The other challenge when drawing a building facade is that the only public space to set up is from the footpath opposite which may only be 8-10 metres away. I prefer to see the whole object in one glance as it helps me “plot” the drawing and keeps everything in proportion. It’s hard to get an overall view of the building sitting so close, your eyes are constantly darting left, right, up and down cross-checking everything is where it should be. It’s like trying to fit it all in a camera’s viewfinder. Another issue is you get little perspective sitting at that distance.
You also neede a little patience with large vehicles pulling up or people walking past blocking your view.
Braving the elements
Depending on how brave or impulsive you are some locations can be down right scary. I drew this old post office sitting on a bench situated at a busy intersection, about a good foot from the kerb. It was peak hour and the bench was facing oncoming traffic. Every three seconds I would feel a whoosh of wind from a passing car or be blinded by headlights. So drawing outdoors in an urban landscape isn’t always the relaxed, indulgent past time one associates with en plein air art.
Weather can also be another factor that determines your staying power –the wind, the cold, oncoming darkness, even intense heat can test your level of endurance as well as your art materials.
Back to the drawing board
I was happy with what I came back with but still looking for that spark. So I decided to check out some work by other people and visited the Urban Sketchers main site.
Many of the artists I checked out had an architectural background but have the ability to go beyond their academic discipline and training to paint and draw like a fine artist. (I hope I haven’t insulted anyone by that comment) Collectively, they all attack architecture, among many subjects, with so much flavour and spice and all things nice their drawings leap off the page.
The ones that caught my eye were: Kiah Kiean, Marc Holmes, Simo Capecchi, Bezhad Bagheri, Danielle McManus and my fellow Sydney Sketch Clubber Liz Steel. If you would like to check out their sites (and I recommend you do) either click on their name above or on their picture below.
What really appealed to me about these artists was that they all have very free, confident styles and aren’t afraid to use colour and that I can identify with. After drooling over their artwork I wiped my chin and worked out what it was I liked about their architectural treatment. I came up with five key elements that carried through all their individual styles, and they are:
Shading can help create more dimensional depth in a picture but it can also be used as a design element. For example, it can help direct your eye around the page or create atmosphere.
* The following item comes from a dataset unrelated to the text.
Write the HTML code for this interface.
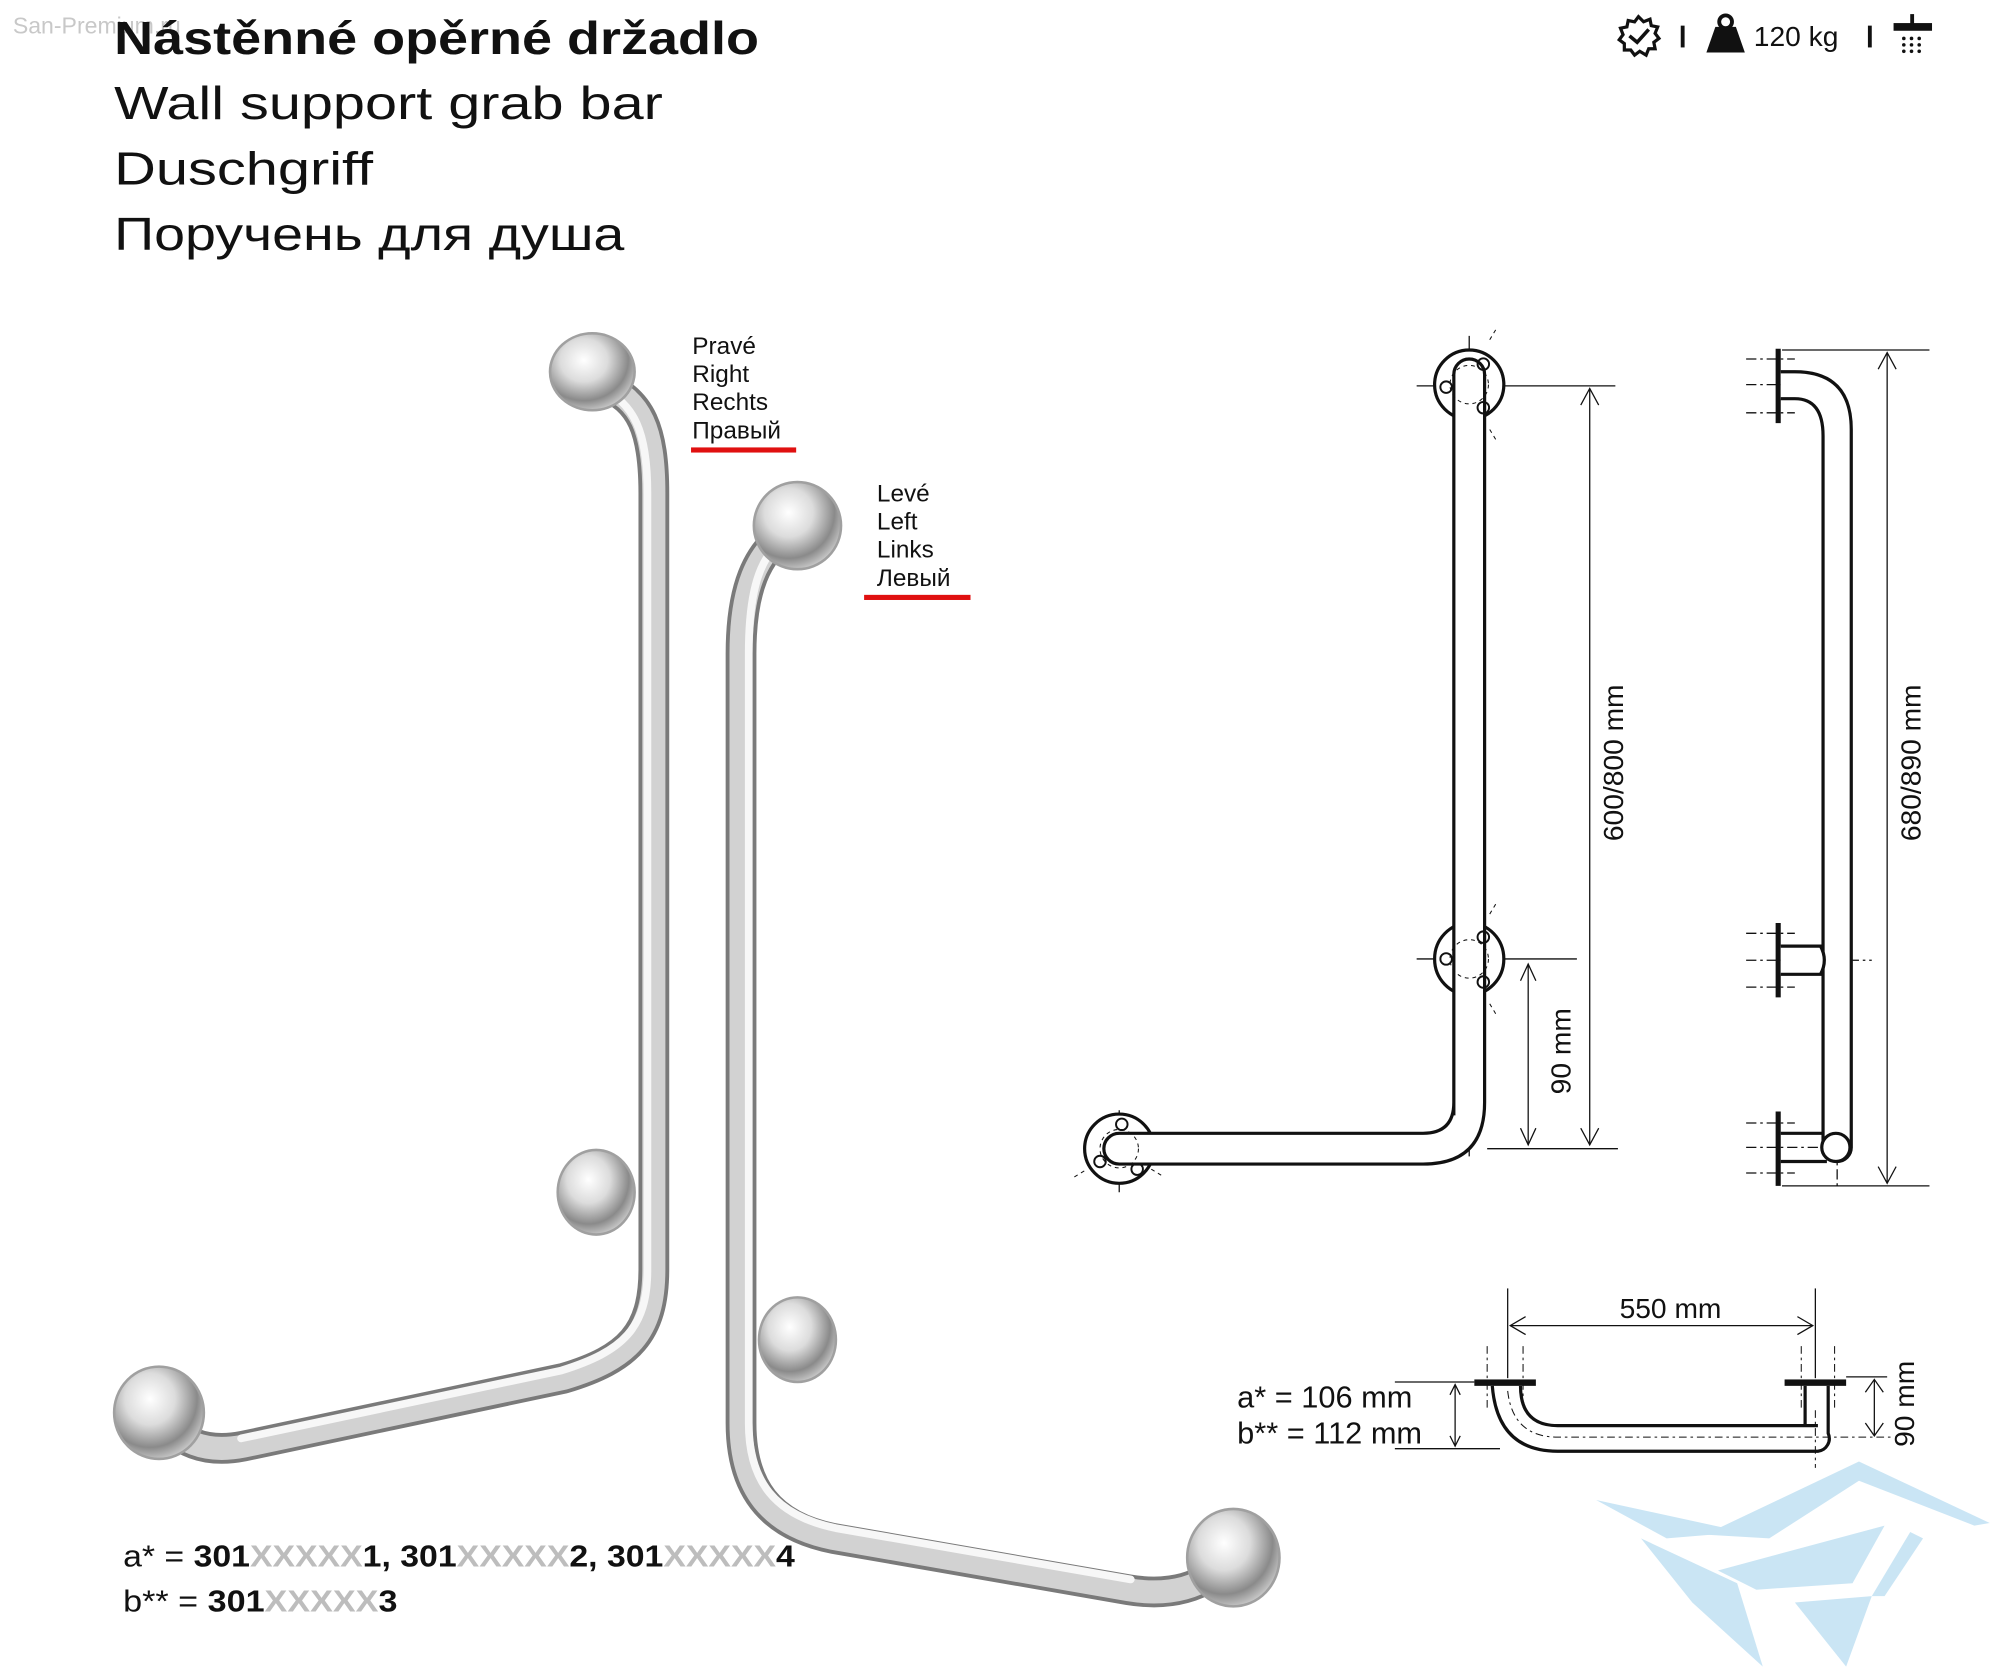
<!DOCTYPE html>
<html><head><meta charset="utf-8"><style>
html,body{margin:0;padding:0;background:#fff}
svg{display:block}
text{font-family:"Liberation Sans","DejaVu Sans",sans-serif}
</style></head><body>
<svg width="2000" height="1667" viewBox="0 0 1560 1300.3" xmlns="http://www.w3.org/2000/svg">
<defs>
<radialGradient id="ros" cx="40%" cy="35%" r="70%">
<stop offset="0" stop-color="#ffffff"/><stop offset="0.4" stop-color="#dcdcdc"/><stop offset="0.75" stop-color="#8a8a8a"/><stop offset="1" stop-color="#d5d5d5"/>
</radialGradient>
</defs>
<rect width="1560" height="1300.3" fill="#fff"/>
<text x="10" y="26" font-size="18" fill="#c8c8c8">San-Premium.ru</text>
<text x="89" y="42" font-size="36" font-weight="bold" fill="#111" textLength="503" lengthAdjust="spacingAndGlyphs">Nástěnné opěrné držadlo</text>
<text x="89" y="93" font-size="36" fill="#111" textLength="428" lengthAdjust="spacingAndGlyphs">Wall support grab bar</text>
<text x="89" y="144" font-size="36" fill="#111" textLength="202" lengthAdjust="spacingAndGlyphs">Duschgriff</text>
<text x="89" y="195" font-size="36" fill="#111" textLength="398" lengthAdjust="spacingAndGlyphs">Поручень для душа</text>
<g fill="#111">
<polygon points="1278,13 1282,17 1287,15 1288,20 1293,21 1291,26 1294,30 1290,33 1291,38 1286,38 1284,43 1279,40 1275,43 1272,39 1267,39 1267,34 1263,31 1266,27 1264,22 1269,21 1270,16 1275,17" fill="none" stroke="#111" stroke-width="2.5"/>
<polyline points="1271,28 1277,33 1286,23" fill="none" stroke="#111" stroke-width="2.8"/>
<rect x="1311" y="20" width="3" height="17"/>
<circle cx="1346" cy="17" r="5" fill="none" stroke="#111" stroke-width="3"/>
<polygon points="1338,21 1354,21 1361,41 1331,41"/>
<text x="1368" y="36" font-size="22">120 kg</text>
<rect x="1457" y="20" width="3" height="17"/>
<rect x="1477" y="18" width="30" height="6"/><rect x="1490" y="11" width="3" height="8"/>
<g><circle cx="1485" cy="30" r="1.4"/><circle cx="1491" cy="30" r="1.4"/><circle cx="1497" cy="30" r="1.4"/><circle cx="1485" cy="35" r="1.4"/><circle cx="1491" cy="35" r="1.4"/><circle cx="1497" cy="35" r="1.4"/><circle cx="1485" cy="40" r="1.4"/><circle cx="1491" cy="40" r="1.4"/><circle cx="1497" cy="40" r="1.4"/></g>
</g>
<g font-size="19" fill="#111">
<text x="540" y="276">Pravé</text><text x="540" y="298">Right</text><text x="540" y="320">Rechts</text><text x="540" y="342">Правый</text>
<text x="684" y="391">Levé</text><text x="684" y="413">Left</text><text x="684" y="435">Links</text><text x="684" y="457">Левый</text>
</g>
<rect x="539" y="349" width="82" height="4" fill="#e01010"/>
<rect x="674" y="464" width="83" height="4" fill="#e01010"/>
<g fill="none" stroke-linecap="round" stroke-linejoin="round">
<path d="M470 300 C500 312 510 335 510 385 L510 990 C510 1040 490 1060 440 1075 L190 1128 C160 1134 140 1125 122 1104" stroke="#7a7a7a" stroke-width="24"/>
<path d="M470 300 C500 312 510 335 510 385 L510 990 C510 1040 490 1060 440 1075 L190 1128 C160 1134 140 1125 122 1104" stroke="#d2d2d2" stroke-width="18"/>
<path d="M467 302 C495 314 505 337 505 385 L505 990 C505 1036 486 1054 438 1069 L188 1122" stroke="#f7f7f7" stroke-width="6"/>
<path d="M615 415 C590 430 578 460 578 510 L578 1110 C578 1160 600 1190 650 1200 L880 1240 C910 1245 940 1240 960 1215" stroke="#7a7a7a" stroke-width="24"/>
<path d="M615 415 C590 430 578 460 578 510 L578 1110 C578 1160 600 1190 650 1200 L880 1240 C910 1245 940 1240 960 1215" stroke="#d2d2d2" stroke-width="18"/>
<path d="M612 420 C592 434 584 462 584 510 L584 1110 C584 1155 604 1182 652 1192 L882 1232" stroke="#f7f7f7" stroke-width="6"/>
</g>
<g stroke="#a0a0a0" stroke-width="2">
<ellipse cx="462" cy="290" rx="33" ry="30" fill="url(#ros)"/>
<ellipse cx="465" cy="930" rx="30" ry="33" fill="url(#ros)"/>
<ellipse cx="124" cy="1102" rx="35" ry="36" fill="url(#ros)"/>
<ellipse cx="622" cy="410" rx="34" ry="34" fill="url(#ros)"/>
<ellipse cx="622" cy="1045" rx="30" ry="33" fill="url(#ros)"/>
<ellipse cx="962" cy="1215" rx="36" ry="38" fill="url(#ros)"/>
</g>
<g font-size="24" font-weight="bold" fill="#111">
<text x="96" y="1222" textLength="524" lengthAdjust="spacingAndGlyphs"><tspan font-weight="normal">a* = </tspan>301<tspan fill="#bdbdbd">XXXXX</tspan>1, 301<tspan fill="#bdbdbd">XXXXX</tspan>2, 301<tspan fill="#bdbdbd">XXXXX</tspan>4</text>
<text x="96" y="1257" textLength="214" lengthAdjust="spacingAndGlyphs"><tspan font-weight="normal">b** = </tspan>301<tspan fill="#bdbdbd">XXXXX</tspan>3</text>
</g>
<g fill="none" stroke="#111">
<g stroke-width="1" stroke-dasharray="10 3 2 3">
<line x1="1146" y1="262" x2="1146" y2="905"/>
<line x1="862" y1="896" x2="1146" y2="896"/>
<line x1="873" y1="866" x2="873" y2="930"/>
</g>
<g stroke-width="1">
<line x1="1105" y1="301" x2="1260" y2="301"/>
<line x1="1105" y1="748" x2="1230" y2="748"/>
<line x1="1160" y1="896" x2="1262" y2="896"/>
<line x1="1240" y1="303" x2="1240" y2="893"/>
<polyline points="1233,316 1240,303 1247,316"/><polyline points="1233,880 1240,893 1247,880"/>
<line x1="1192" y1="752" x2="1192" y2="893"/>
<polyline points="1186,765 1192,752 1198,765"/><polyline points="1186,880 1192,893 1198,880"/>
</g>
<circle cx="1146" cy="300" r="27" stroke-width="2.5" fill="#fff"/>
<ellipse cx="1146" cy="748" rx="27" ry="28" stroke-width="2.5" fill="#fff"/>
<circle cx="873" cy="896" r="27" stroke-width="2.5" fill="#fff"/>
<path d="M1134 870 L1134 292 A12 12 0 0 1 1158 292 L1158 860 Q1158 908 1110 908 L873 908 A12 12 0 0 1 873 884 L1110 884 Q1134 884 1134 860 Z" stroke-width="2.5" fill="#fff"/>
<g stroke-width="1.5">
<circle cx="1128" cy="302" r="4.5"/><circle cx="1157" cy="284" r="4.5"/><circle cx="1157" cy="318" r="4.5"/>
<circle cx="1128" cy="748" r="4.5"/><circle cx="1157" cy="731" r="4.5"/><circle cx="1157" cy="766" r="4.5"/>
<circle cx="875" cy="877" r="4.5"/><circle cx="858" cy="906" r="4.5"/><circle cx="887" cy="912" r="4.5"/>
</g>
<g stroke-width="0.8" stroke-dasharray="3 3">
<circle cx="1146" cy="300" r="15"/><circle cx="1146" cy="748" r="15"/><circle cx="873" cy="896" r="15"/>
<line x1="1162" y1="265" x2="1168" y2="255"/><line x1="1162" y1="335" x2="1168" y2="345"/>
<line x1="1162" y1="713" x2="1168" y2="703"/><line x1="1162" y1="783" x2="1168" y2="793"/>
<line x1="838" y1="918" x2="848" y2="912"/><line x1="898" y1="912" x2="908" y2="918"/>
</g>
</g>
<g font-size="22" fill="#111">
<text transform="translate(1266,595) rotate(-90)" text-anchor="middle">600/800 mm</text>
<text transform="translate(1225,820) rotate(-90)" text-anchor="middle">90 mm</text>
<text transform="translate(1498,595) rotate(-90)" text-anchor="middle">680/890 mm</text>
</g>
<g fill="none" stroke="#111">
<g stroke-width="1" stroke-dasharray="8 3 2 3">
<line x1="1362" y1="280" x2="1400" y2="280"/><line x1="1362" y1="300" x2="1400" y2="300"/><line x1="1362" y1="322" x2="1400" y2="322"/>
<line x1="1362" y1="728" x2="1400" y2="728"/><line x1="1362" y1="749" x2="1460" y2="749"/><line x1="1362" y1="770" x2="1400" y2="770"/>
<line x1="1362" y1="876" x2="1400" y2="876"/><line x1="1362" y1="895" x2="1445" y2="895"/><line x1="1362" y1="915" x2="1400" y2="915"/>
<line x1="1433" y1="320" x2="1433" y2="925"/>
</g>
<g stroke-width="1">
<line x1="1390" y1="273" x2="1505" y2="273"/><line x1="1390" y1="925" x2="1505" y2="925"/>
<line x1="1472" y1="275" x2="1472" y2="923"/>
<polyline points="1465,288 1472,275 1479,288"/><polyline points="1465,910 1472,923 1479,910"/>
</g>
<g stroke-width="4"><line x1="1387" y1="272" x2="1387" y2="330"/><line x1="1387" y1="720" x2="1387" y2="778"/><line x1="1387" y1="867" x2="1387" y2="925"/></g>
<path d="M1389 290 L1400 290 Q1444 290 1444 335 L1444 895 A11 11 0 0 1 1422 895 L1422 340 Q1422 311 1400 311 L1389 311" stroke-width="2.5" fill="#fff"/>
<path d="M1389 738 L1420 738 Q1426 749 1420 760 L1389 760" stroke-width="2.5" fill="#fff"/>
<line x1="1389" y1="884" x2="1422" y2="884" stroke-width="2.5"/><line x1="1389" y1="906" x2="1425" y2="906" stroke-width="2.5"/>
<circle cx="1432" cy="895" r="11" stroke-width="2.5" fill="#fff"/>
</g>
<g fill="none" stroke="#111">
<g stroke-width="1">
<line x1="1176" y1="1005" x2="1176" y2="1075"/><line x1="1416" y1="1005" x2="1416" y2="1075"/>
<line x1="1178" y1="1034" x2="1414" y2="1034"/>
<polyline points="1190,1027 1178,1034 1190,1041"/><polyline points="1402,1027 1414,1034 1402,1041"/>
<line x1="1088" y1="1078" x2="1150" y2="1078"/><line x1="1088" y1="1130" x2="1170" y2="1130"/>
<line x1="1135" y1="1080" x2="1135" y2="1128"/>
<polyline points="1131,1088 1135,1080 1139,1088"/><polyline points="1131,1120 1135,1128 1139,1120"/>
<line x1="1440" y1="1074" x2="1472" y2="1074"/>
<line x1="1462" y1="1076" x2="1462" y2="1120"/>
<polyline points="1455,1086 1462,1076 1469,1086"/><polyline points="1455,1110 1462,1120 1469,1110"/>
</g>
<g stroke-width="0.8" stroke-dasharray="6 3 2 3">
<line x1="1160" y1="1050" x2="1160" y2="1100"/><line x1="1188" y1="1050" x2="1188" y2="1100"/>
<line x1="1405" y1="1050" x2="1405" y2="1100"/><line x1="1431" y1="1050" x2="1431" y2="1100"/>
<line x1="1416" y1="1100" x2="1416" y2="1145"/>
<path d="M1176 1085 Q1180 1121 1215 1121 L1475 1121"/>
</g>
<rect x="1150" y="1076" width="48" height="5" fill="#111" stroke="none"/>
<rect x="1392" y="1076" width="48" height="5" fill="#111" stroke="none"/>
<path d="M1164 1081 Q1168 1132 1215 1132 L1418 1132 A10 10 0 0 0 1426 1118 L1426 1081 M1408 1081 L1408 1112 L1418 1112 L1215 1112 Q1186 1112 1186 1081" stroke-width="2.5"/>
</g>
<g font-size="22" fill="#111">
<text x="1303" y="1028" text-anchor="middle">550 mm</text>
<text x="965" y="1098" font-size="24">a* = 106 mm</text>
<text x="965" y="1126" font-size="24">b** = 112 mm</text>
<text transform="translate(1493,1095) rotate(-90)" text-anchor="middle">90 mm</text>
</g>
<g fill="#9fd0ec" opacity="0.55">
<polygon points="1245,1170 1360,1195 1300,1200"/>
<polygon points="1330,1197 1450,1140 1552,1188 1540,1190 1450,1155 1380,1200"/>
<polygon points="1280,1200 1355,1235 1375,1300 1320,1250"/>
<polygon points="1340,1225 1470,1190 1445,1235 1370,1240"/>
<polygon points="1400,1250 1460,1245 1440,1300"/>
<polygon points="1490,1195 1500,1200 1470,1245 1460,1245"/>
</g>
</svg>
</body></html>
Whether in a sketchbook or drawn on loose leaf paper you can add more excitement to your work by putting some thought into where your drawing sits on the page and how it spreads out from there. And also whether you decide to use the entire page for your work or let it “breathe” a bit by keeping some areas blank.
Which leads me to space, and by that I mean clean untouched space. It’s always hard to pull back and not want to fill in every part of the page with line or colour, but if you can leave areas free of anything, it really lifts your work and creates some balance.
4. LIGHT WASHES
Because I’m not intimidated by using colour, I can be quite heavy handed. It’s like when my dad’s family used to get together at Christmas – everyone would talk at the same time and the volume would get louder and louder with no listening to each another.
Like all artistic disciplines, contrast not only creates excitement but also balance. And things like shading, light background washes, space and composition help create that. Contrast can be used to help distinguish things as well, like foreground from background or lift the subject matter from its setting.